Global mobile fraud levels cost the industry an estimated U.S. $38 billion 2015 according to the latest CFCA survey. Most major attacks today are ‘fraud cocktails’: unpredictable mixtures of several fraud types.

The chief reason that operators are unable to detect complex new fraud is that approaches currently used to detect fraud in communications networks typically rely on static rules with pre-set thresholds, and can only detect known fraud types. Modern cyber-attacks evolve faster than an analyst can write rules to detect them. This type of mutating attack happens on a massive scale, siphoning off millions of dollars in just a few minutes, and is impervious to detection with traditional methods.
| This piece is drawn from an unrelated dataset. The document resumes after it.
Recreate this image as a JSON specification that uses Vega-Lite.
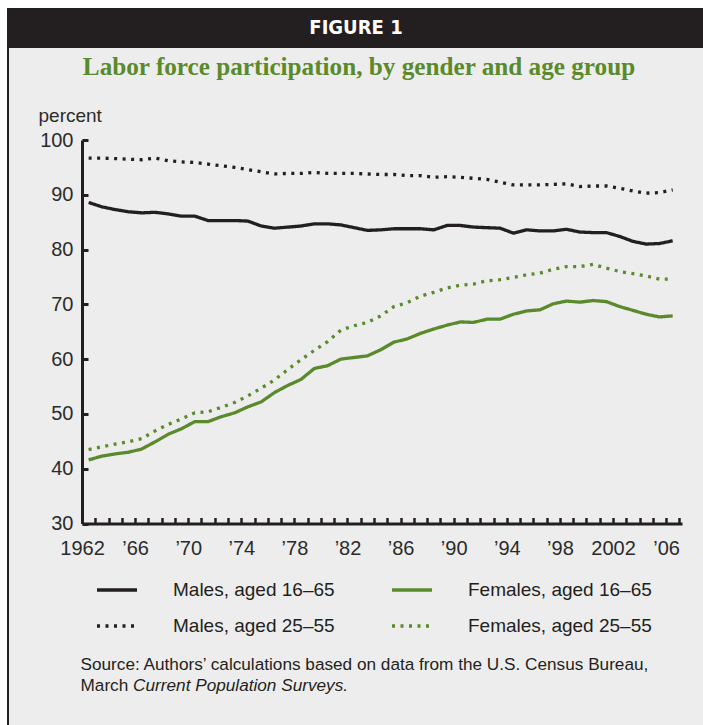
{
  "$schema": "https://vega.github.io/schema/vega-lite/v6.json",
  "background": "#ededed",
  "padding": 0,
  "spacing": 0,
  "config": {"view": {"stroke": null}, "font": "Liberation Sans"},
  "vconcat": [
    {
      "width": 703, "height": 8,
      "view": {"fill": "#ffffff", "stroke": null},
      "data": {"values": [{"t": ""}]},
      "mark": {"type": "text", "fontSize": 1},
      "encoding": {"text": {"field": "t"}}
    },
    {
      "spacing": 0,
      "hconcat": [
        {
          "width": 7, "height": 717,
          "view": {"fill": "#ffffff", "stroke": null},
          "data": {"values": [{"t": ""}]},
          "mark": {"type": "text", "fontSize": 1},
          "encoding": {"text": {"field": "t"}}
        },
        {
          "width": 2, "height": 717,
          "view": {"fill": "#231f20", "stroke": null},
          "data": {"values": [{"t": ""}]},
          "mark": {"type": "text", "fontSize": 1},
          "encoding": {"text": {"field": "t"}}
        },
        {
          "spacing": 0,
          "vconcat": [
            {
              "width": 694, "height": 40,
              "view": {"fill": "#231f20", "stroke": null},
              "data": {"values": [{"label": "FIGURE 1"}]},
              "mark": {"type": "text", "font": "Liberation Sans Narrow, DejaVu Sans Condensed, sans-serif", "fontWeight": "bold", "fontSize": 20, "color": "#ffffff", "baseline": "middle", "align": "center"},
              "encoding": {"text": {"field": "label"}}
            },
            {
              "width": 694, "height": 6,
              "data": {"values": [{"t": ""}]},
              "mark": {"type": "text", "fontSize": 1},
              "encoding": {"text": {"field": "t"}}
            },
            {
              "spacing": 0,
              "hconcat": [
                {
                  "width": 29, "height": 1,
                  "data": {"values": [{"t": ""}]},
                  "mark": {"type": "text", "fontSize": 1},
                  "encoding": {"text": {"field": "t"}}
                },
                {
                  "width": 600, "height": 383.5,
                  "title": {"text": "Labor force participation, by gender and age group", "font": "Liberation Serif", "fontSize": 25.2, "fontWeight": "bold", "color": "#5a8a2b", "anchor": "middle", "frame": "group", "dx": -23, "offset": 26},
                  "data": {"values": [
                    {"year": 1962, "M1": 88.6, "M2": 96.7, "F1": 41.6, "F2": 43.5},
                    {"year": 1963, "M1": 87.8, "M2": 96.7, "F1": 42.3, "F2": 44.0},
                    {"year": 1964, "M1": 87.3, "M2": 96.6, "F1": 42.7, "F2": 44.5},
                    {"year": 1965, "M1": 86.9, "M2": 96.5, "F1": 43.0, "F2": 44.9},
                    {"year": 1966, "M1": 86.7, "M2": 96.4, "F1": 43.6, "F2": 45.5},
                    {"year": 1967, "M1": 86.8, "M2": 96.7, "F1": 44.9, "F2": 46.9},
                    {"year": 1968, "M1": 86.5, "M2": 96.2, "F1": 46.3, "F2": 48.1},
                    {"year": 1969, "M1": 86.1, "M2": 96.0, "F1": 47.3, "F2": 49.1},
                    {"year": 1970, "M1": 86.1, "M2": 95.9, "F1": 48.6, "F2": 50.2},
                    {"year": 1971, "M1": 85.3, "M2": 95.6, "F1": 48.6, "F2": 50.4},
                    {"year": 1972, "M1": 85.3, "M2": 95.3, "F1": 49.5, "F2": 51.2},
                    {"year": 1973, "M1": 85.3, "M2": 95.0, "F1": 50.2, "F2": 52.1},
                    {"year": 1974, "M1": 85.2, "M2": 94.6, "F1": 51.3, "F2": 53.3},
                    {"year": 1975, "M1": 84.3, "M2": 94.2, "F1": 52.2, "F2": 54.7},
                    {"year": 1976, "M1": 83.9, "M2": 93.8, "F1": 53.9, "F2": 56.2},
                    {"year": 1977, "M1": 84.1, "M2": 93.9, "F1": 55.2, "F2": 58.1},
                    {"year": 1978, "M1": 84.3, "M2": 93.9, "F1": 56.3, "F2": 59.9},
                    {"year": 1979, "M1": 84.7, "M2": 94.1, "F1": 58.3, "F2": 61.6},
                    {"year": 1980, "M1": 84.7, "M2": 93.9, "F1": 58.8, "F2": 63.2},
                    {"year": 1981, "M1": 84.5, "M2": 93.9, "F1": 60.0, "F2": 65.3},
                    {"year": 1982, "M1": 84.0, "M2": 93.9, "F1": 60.3, "F2": 66.1},
                    {"year": 1983, "M1": 83.5, "M2": 93.8, "F1": 60.6, "F2": 66.7},
                    {"year": 1984, "M1": 83.6, "M2": 93.7, "F1": 61.7, "F2": 67.9},
                    {"year": 1985, "M1": 83.8, "M2": 93.7, "F1": 63.1, "F2": 69.6},
                    {"year": 1986, "M1": 83.8, "M2": 93.5, "F1": 63.7, "F2": 70.3},
                    {"year": 1987, "M1": 83.8, "M2": 93.5, "F1": 64.7, "F2": 71.5},
                    {"year": 1988, "M1": 83.6, "M2": 93.2, "F1": 65.5, "F2": 72.2},
                    {"year": 1989, "M1": 84.4, "M2": 93.3, "F1": 66.2, "F2": 73.0},
                    {"year": 1990, "M1": 84.4, "M2": 93.2, "F1": 66.8, "F2": 73.5},
                    {"year": 1991, "M1": 84.1, "M2": 93.0, "F1": 66.7, "F2": 73.7},
                    {"year": 1992, "M1": 84.0, "M2": 92.8, "F1": 67.3, "F2": 74.3},
                    {"year": 1993, "M1": 83.9, "M2": 92.3, "F1": 67.3, "F2": 74.5},
                    {"year": 1994, "M1": 83.0, "M2": 91.8, "F1": 68.2, "F2": 74.9},
                    {"year": 1995, "M1": 83.6, "M2": 91.8, "F1": 68.8, "F2": 75.4},
                    {"year": 1996, "M1": 83.4, "M2": 91.8, "F1": 69.0, "F2": 75.7},
                    {"year": 1997, "M1": 83.4, "M2": 91.9, "F1": 70.1, "F2": 76.4},
                    {"year": 1998, "M1": 83.7, "M2": 92.0, "F1": 70.6, "F2": 76.9},
                    {"year": 1999, "M1": 83.2, "M2": 91.5, "F1": 70.4, "F2": 76.9},
                    {"year": 2000, "M1": 83.1, "M2": 91.6, "F1": 70.7, "F2": 77.3},
                    {"year": 2001, "M1": 83.1, "M2": 91.6, "F1": 70.5, "F2": 76.6},
                    {"year": 2002, "M1": 82.4, "M2": 91.2, "F1": 69.6, "F2": 76.0},
                    {"year": 2003, "M1": 81.5, "M2": 90.7, "F1": 68.9, "F2": 75.6},
                    {"year": 2004, "M1": 81.0, "M2": 90.3, "F1": 68.2, "F2": 75.2},
                    {"year": 2005, "M1": 81.1, "M2": 90.4, "F1": 67.7, "F2": 74.6},
                    {"year": 2006, "M1": 81.6, "M2": 90.9, "F1": 67.9, "F2": 74.6}
                  ]},
                  "transform": [{"fold": ["M1", "F1", "M2", "F2"], "as": ["series", "value"]}],
                  "encoding": {
                    "y": {
                      "field": "value", "type": "quantitative",
                      "scale": {"domain": [30, 100], "nice": false, "zero": false},
                      "axis": {
                        "values": [30, 40, 50, 60, 70, 80, 90, 100],
                        "grid": false,
                        "domainColor": "#231f20", "domainWidth": 3,
                        "tickColor": "#231f20", "tickWidth": 3, "tickSize": -6,
                        "labelPadding": 15, "labelFontSize": 20, "labelColor": "#2b2b2b", "labelFont": "Liberation Sans",
                        "title": "percent",
                        "titleAngle": 0, "titleAlign": "left", "titleBaseline": "alphabetic",
                        "titleX": -44, "titleY": -19,
                        "titleFontSize": 19, "titleFontWeight": "normal", "titleColor": "#2b2b2b", "titleFont": "Liberation Sans"
                      }
                    },
                    "color": {
                      "field": "series", "type": "nominal",
                      "scale": {"domain": ["M1", "F1", "M2", "F2"], "range": ["#231f20", "#5a8a2b", "#231f20", "#5a8a2b"]},
                      "legend": {
                        "orient": "none", "legendX": 95, "legendY": 580, "columns": 2, "direction": "horizontal",
                        "title": null, "symbolType": "stroke", "symbolSize": 1600, "symbolStrokeWidth": 3.5,
                        "labelFontSize": 19, "labelColor": "#231f20", "labelFont": "Liberation Sans", "labelOffset": 34, "labelLimit": 400,
                        "columnPadding": 55, "rowPadding": 16, "clipHeight": 20,
                        "labelExpr": "datum.label == 'M1' ? 'Males, aged 16–65' : datum.label == 'F1' ? 'Females, aged 16–65' : datum.label == 'M2' ? 'Males, aged 25–55' : 'Females, aged 25–55'"
                      }
                    },
                    "strokeDash": {
                      "field": "series", "type": "nominal",
                      "scale": {"domain": ["M1", "F1", "M2", "F2"], "range": [[1, 0], [1, 0], [3, 5.5], [3, 5.5]]},
                      "legend": {
                        "orient": "none", "legendX": 95, "legendY": 580, "columns": 2, "direction": "horizontal",
                        "title": null, "symbolType": "stroke", "symbolSize": 1600, "symbolStrokeWidth": 3.5,
                        "labelFontSize": 19, "labelColor": "#231f20", "labelFont": "Liberation Sans", "labelOffset": 34, "labelLimit": 400,
                        "columnPadding": 55, "rowPadding": 16, "clipHeight": 20,
                        "labelExpr": "datum.label == 'M1' ? 'Males, aged 16–65' : datum.label == 'F1' ? 'Females, aged 16–65' : datum.label == 'M2' ? 'Males, aged 25–55' : 'Females, aged 25–55'"
                      }
                    }
                  },
                  "layer": [
                    {
                      "transform": [{"filter": "datum.series == 'M1' || datum.series == 'M2'"}],
                      "mark": {"type": "line", "strokeWidth": 3.3, "strokeCap": "butt"},
                      "encoding": {
                        "x": {
                          "field": "year", "type": "quantitative",
                          "scale": {"domain": [1961.5, 2006.7], "nice": false, "zero": false},
                          "axis": {
                            "orient": "bottom",
                            "values": [1962, 1966, 1970, 1974, 1978, 1982, 1986, 1990, 1994, 1998, 2002, 2006],
                            "format": "d",
                            "labelExpr": "datum.value == 1962 || datum.value == 2002 ? datum.label : '’' + slice(datum.label, 2)",
                            "ticks": false, "grid": false,
                            "domainColor": "#231f20", "domainWidth": 3,
                            "labelOffset": -6.6, "labelPadding": 15, "labelFontSize": 20, "labelColor": "#2b2b2b", "labelFont": "Liberation Sans",
                            "labelOverlap": false, "labelFlush": false,
                            "title": ["Source: Authors’ calculations based on data from the U.S. Census Bureau,", "March"],
                            "titleAlign": "left", "titleAnchor": "start", "titleBaseline": "alphabetic",
                            "titleX": -2, "titleY": 146, "titleLineHeight": 21,
                            "titleFontSize": 17.2, "titleFontWeight": "normal", "titleColor": "#231f20", "titleFont": "Liberation Sans"
                          }
                        }
                      }
                    },
                    {
                      "transform": [{"filter": "datum.series == 'F1' || datum.series == 'F2'"}],
                      "mark": {"type": "line", "strokeWidth": 3.3, "strokeCap": "butt"},
                      "encoding": {
                        "x": {
                          "field": "year", "type": "quantitative",
                          "scale": {"domain": [1961.5, 2006.7], "nice": false, "zero": false},
                          "axis": {
                            "orient": "bottom",
                            "values": [1962.5, 1963.5, 1964.5, 1965.5, 1966.5, 1967.5, 1968.5, 1969.5, 1970.5, 1971.5, 1972.5, 1973.5, 1974.5, 1975.5, 1976.5, 1977.5, 1978.5, 1979.5, 1980.5, 1981.5, 1982.5, 1983.5, 1984.5, 1985.5, 1986.5, 1987.5, 1988.5, 1989.5, 1990.5, 1991.5, 1992.5, 1993.5, 1994.5, 1995.5, 1996.5, 1997.5, 1998.5, 1999.5, 2000.5, 2001.5, 2002.5, 2003.5, 2004.5, 2005.5, 2006.5],
                            "labels": false, "domain": false, "grid": false,
                            "tickColor": "#231f20", "tickWidth": 2.5, "tickSize": -6,
                            "title": "Current Population Surveys.",
                            "titleAlign": "left", "titleAnchor": "start", "titleBaseline": "alphabetic",
                            "titleX": 50.6, "titleY": 167,
                            "titleFontSize": 17.2, "titleFontWeight": "normal", "titleFontStyle": "italic", "titleColor": "#231f20", "titleFont": "Liberation Sans"
                          }
                        }
                      }
                    }
                  ],
                  "resolve": {"axis": {"x": "independent"}}
                }
              ]
            }
          ]
        }
      ]
    }
  ]
}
Rapid identification of suspicious traffic is the ultimate goal of telco fraud analysts but again, most existing fraud prevention technologies require time-consuming manual review resulting in costly delays in remediation.
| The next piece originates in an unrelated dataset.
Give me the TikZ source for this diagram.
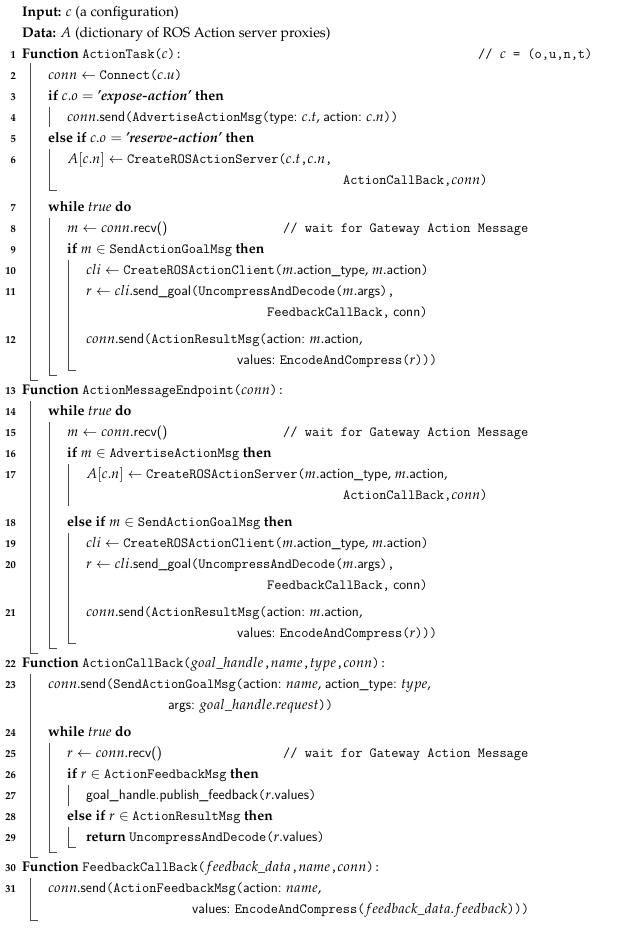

There is a growing need for new fraud detection solutions that can adapt to evolving network crime and usage patterns and all the signs point to machine learning as the answer,” said Mohan Gyani, member of the Argyle Data Board of Directors and former president and CEO of AT&T Wireless Mobility. “Facebook, Google, and LinkedIn have pioneered big data and machine learning approaches to protecting their subscribers and gaining insight on vast amounts of data. The way in which Argyle Data is applying its supervised and unsupervised machine learning techniques to solve fraud in the mobile industry is highly innovative. Their upcoming research with CMU will provide further evidence of their leadership in this field.”

Argyle Data is used by the world’s leading mobile operators to detect fraud, profit, and SLA threats that cost the industry $38 billion per year. Argyle Data’s industry-leading native Hadoop application suite uses the latest machine learning technologies against a unique, comprehensive data lake to give communications service providers a 360-degree view of user activities, allowing them to detect in real time the previously undiscoverable revenue threats and attack patterns being waged against their networks.

Not all anomalies are fraud, but all fraud is anomalous. The only way to detect anomalies in real time is to apply machine learning at massive scale,” commented Robbie Lynch of telecommunications consulting firm Robbie Lynch & Associates, a member of the GSMA Fraud & Security Group, and former Fraud & Security Manager at Vodafone. “This was not possible until the advent of unsupervised machine learning, which makes it possible to analyze massive amounts of data in seconds and present instant alerts about anomalous traffic to fraud analysts. Argyle Data’s big data machine learning system is meeting a clear need for innovation in this area.”